Principle:Pytorch Serve IPEX Quantized Inference
| Knowledge Sources | |
|---|---|
| Domains | Optimization, Hardware_Acceleration |
| Last Updated | 2026-02-13 18:52 GMT |
Overview
IPEX Quantized Inference is the principle of leveraging Intel Extension for PyTorch (IPEX) quantization techniques — specifically Weight-Only Quantization (WoQ) and Smooth Quantization (SQ) — to perform INT8 inference on Intel hardware with minimal accuracy loss.
Description
Quantized inference reduces the numerical precision of model weights and/or activations from FP32 or FP16 to lower-bit representations (typically INT8 or INT4), dramatically reducing memory footprint and increasing computational throughput on supported hardware.
IPEX provides two primary quantization strategies:
- Weight-Only Quantization (WoQ) — Only the model weights are quantized to INT8 or INT4, while activations remain in higher precision. This is particularly effective for memory-bandwidth-bound workloads such as large language model inference, where the bottleneck is loading weights from memory rather than arithmetic computation. WoQ reduces memory traffic proportionally to the bit reduction.
- Smooth Quantization (SQ) — A more sophisticated approach that addresses the challenge of quantizing both weights and activations. SQ applies a mathematically derived per-channel scaling transformation that smooths the activation distribution, migrating quantization difficulty from activations (which have outliers) to weights (which are more uniform).
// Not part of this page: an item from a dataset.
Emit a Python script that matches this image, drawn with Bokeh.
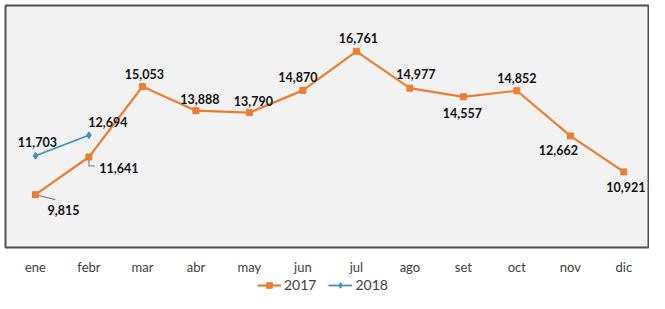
from bokeh.plotting import figure
from bokeh.layouts import column
from bokeh.models import Range1d, FixedTicker, ColumnDataSource, Legend, LegendItem
from bokeh.core.properties import value
from bokeh.embed import file_html
from bokeh.resources import INLINE

months = ["ene", "febr", "mar", "abr", "may", "jun", "jul", "ago", "set", "oct", "nov", "dic"]
sales_2017 = [9815, 11641, 15053, 13888, 13790, 14870, 16761, 14977, 14557, 14852, 12662, 10921]
sales_2018 = [11703, 12694]
series_names = ["2017", "2018"]

# label placement (screen px, +y = down)
dx_2017 = [28, 30, 2, 4, 4, -5, 2, 6, -1, 0, -12, 2]
dy_2017 = [15, 11, -13, -12, -12, -13, -13, -14, 16, -13, 14, 15]
dx_2018 = [2, 19]
dy_2018 = [-14, -13]

ORANGE = "#ED7D31"
BLUE = "#3A93C3"
FONT = "Lato"

W = 649
H_MAIN, H_LEG = 277, 16
TOP, LEFT = 5, 5
FB = 248                      # frame bottom (px)
BOTTOM = H_MAIN - FB
FW, FH = W - LEFT, FB - TOP

x0, x1 = -0.56, 11.48
y0, y1 = 7258, 18981

p = figure(width=W, height=H_MAIN, x_range=Range1d(x0, x1), y_range=Range1d(y0, y1),
           output_backend="svg", toolbar_location=None, y_axis_location=None,
           min_border_left=LEFT, min_border_right=0, min_border_top=TOP, min_border_bottom=BOTTOM,
           background_fill_color="#f2f2f2", border_fill_color="white")
p.outline_line_color = "#505050"
p.outline_line_width = 2
p.grid.visible = False

ax = p.xaxis[0]
ax.ticker = FixedTicker(ticks=list(range(len(months))))
ax.major_label_overrides = {i: m for i, m in enumerate(months)}
ax.axis_line_color = None
ax.major_tick_line_color = None
ax.minor_tick_line_color = None
ax.major_tick_out = 0
ax.major_tick_in = 0
ax.minor_tick_out = 0
ax.minor_tick_in = 0
ax.major_label_standoff = 11
ax.major_label_text_font = FONT
ax.major_label_text_font_size = "13px"
ax.major_label_text_color = "#404040"

xs17 = list(range(len(sales_2017)))
xs18 = list(range(len(sales_2018)))

# leader lines (converted from px to data units)
xu = (x1 - x0) / FW
yu = (y1 - y0) / FH
p.segment(x0=[xs17[0]], y0=[sales_2017[0]], x1=[xs17[0] + 20 * xu], y1=[sales_2017[0] - 5 * yu],
          line_color="#7f7f7f", line_width=1.2)
p.multi_line(xs=[[xs17[1], xs17[1], xs17[1] + 6 * xu]],
             ys=[[sales_2017[1] - 2 * yu, sales_2017[1] - 9 * yu, sales_2017[1] - 9 * yu]],
             line_color="#7f7f7f", line_width=1.2)

p.line(xs17, sales_2017, line_color=ORANGE, line_width=2.2)
p.scatter(xs17, sales_2017, marker="square", size=6, fill_color=ORANGE, line_color=ORANGE)
p.line(xs18, sales_2018, line_color=BLUE, line_width=1.8)
p.scatter(xs18, sales_2018, marker="diamond", size=7, fill_color=BLUE, line_color=BLUE)

s17 = ColumnDataSource(dict(x=xs17, y=sales_2017, t=[f"{v:,}" for v in sales_2017], dx=dx_2017, dy=dy_2017))
s18 = ColumnDataSource(dict(x=xs18, y=sales_2018, t=[f"{v:,}" for v in sales_2018], dx=dx_2018, dy=dy_2018))
for s in (s17, s18):
    p.text(x="x", y="y", text="t", x_offset="dx", y_offset="dy", source=s,
           text_font=value(FONT), text_font_style="bold", text_font_size="12.5px",
           text_color="#111111", text_align="center", text_baseline="middle")

# legend strip below the chart (its renderers hold the series but sit outside the view)
q = figure(width=W, height=H_LEG, x_range=Range1d(100, 101), y_range=Range1d(0, 1),
           output_backend="svg", toolbar_location=None, x_axis_location=None, y_axis_location=None,
           min_border=0, outline_line_color=None, background_fill_color="white",
           border_fill_color="white")
q.grid.visible = False
ql17 = q.line(xs17, sales_2017, line_color=ORANGE, line_width=2.2)
qm17 = q.scatter(xs17, sales_2017, marker="square", size=6, fill_color=ORANGE, line_color=ORANGE)
ql18 = q.line(xs18, sales_2018, line_color=BLUE, line_width=1.8)
qm18 = q.scatter(xs18, sales_2018, marker="diamond", size=7, fill_color=BLUE, line_color=BLUE)
legend = Legend(items=[LegendItem(label=series_names[0], renderers=[ql17, qm17]),
                       LegendItem(label=series_names[1], renderers=[ql18, qm18])],
                orientation="horizontal", location=(252, 0),
                border_line_color=None, background_fill_alpha=0,
                label_text_font=FONT, label_text_font_size="14px", label_text_color="#404040",
                glyph_width=24, glyph_height=14, label_height=14, spacing=12,
                padding=1, margin=0, label_standoff=3)
q.add_layout(legend, "center")

layout = column(p, q, spacing=0)
open("out.html", "w").write(file_html(layout, INLINE))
This enables effective INT8 quantization of both weights and activations, achieving higher throughput than WoQ alone.
# Example: Applying IPEX quantization for inference
import torch
import intel_extension_for_pytorch as ipex
# Weight-Only Quantization configuration
woq_config = ipex.quantization.WoqConfig(
weight_dtype=torch.quint8, # INT8 weight quantization
group_size=128,
)
# Apply WoQ to model
model = ipex.optimize(model, dtype=torch.float32)
quantized_model = ipex.quantization.convert(model, woq_config)
# Smooth Quantization configuration
sq_config = ipex.quantization.SmoothQuantConfig(
alpha=0.5, # Migration strength between activations and weights
folding=True,
)
Usage
Apply IPEX Quantized Inference when:
- Deploying large language models on Intel CPU or Intel GPU hardware where CUDA-based acceleration is not available.
- Model serving requires reduced memory footprint to fit larger models within available memory constraints.
- Inference latency must be improved without retraining or fine-tuning the model.
- The deployment target supports Intel AVX-512 VNNI or Intel AMX instruction sets, which provide hardware-accelerated INT8 computation.
Theoretical Basis
The theoretical foundation of IPEX quantized inference rests on linear quantization and activation smoothing:
Linear quantization maps a floating-point value x to an integer representation:
x_q = round(x / scale) + zero_point
where scale and zero_point are calibrated to minimize quantization error across the value range.
Smooth Quantization addresses the outlier problem in activation quantization. Transformer activations often contain large-magnitude outliers in specific channels, making naive quantization lossy. SQ introduces a per-channel scaling factor s applied before quantization:
Y = (X * diag(s)^{-1}) * (diag(s) * W)
The scaling factor s is computed as:
s_j = max(|X_j|)^alpha / max(|W_j|)^(1-alpha)
where alpha (typically 0.5) controls the trade-off between activation and weight quantization difficulty. This transformation is mathematically equivalent to the original computation but produces distributions that are far more amenable to uniform INT8 quantization on both sides.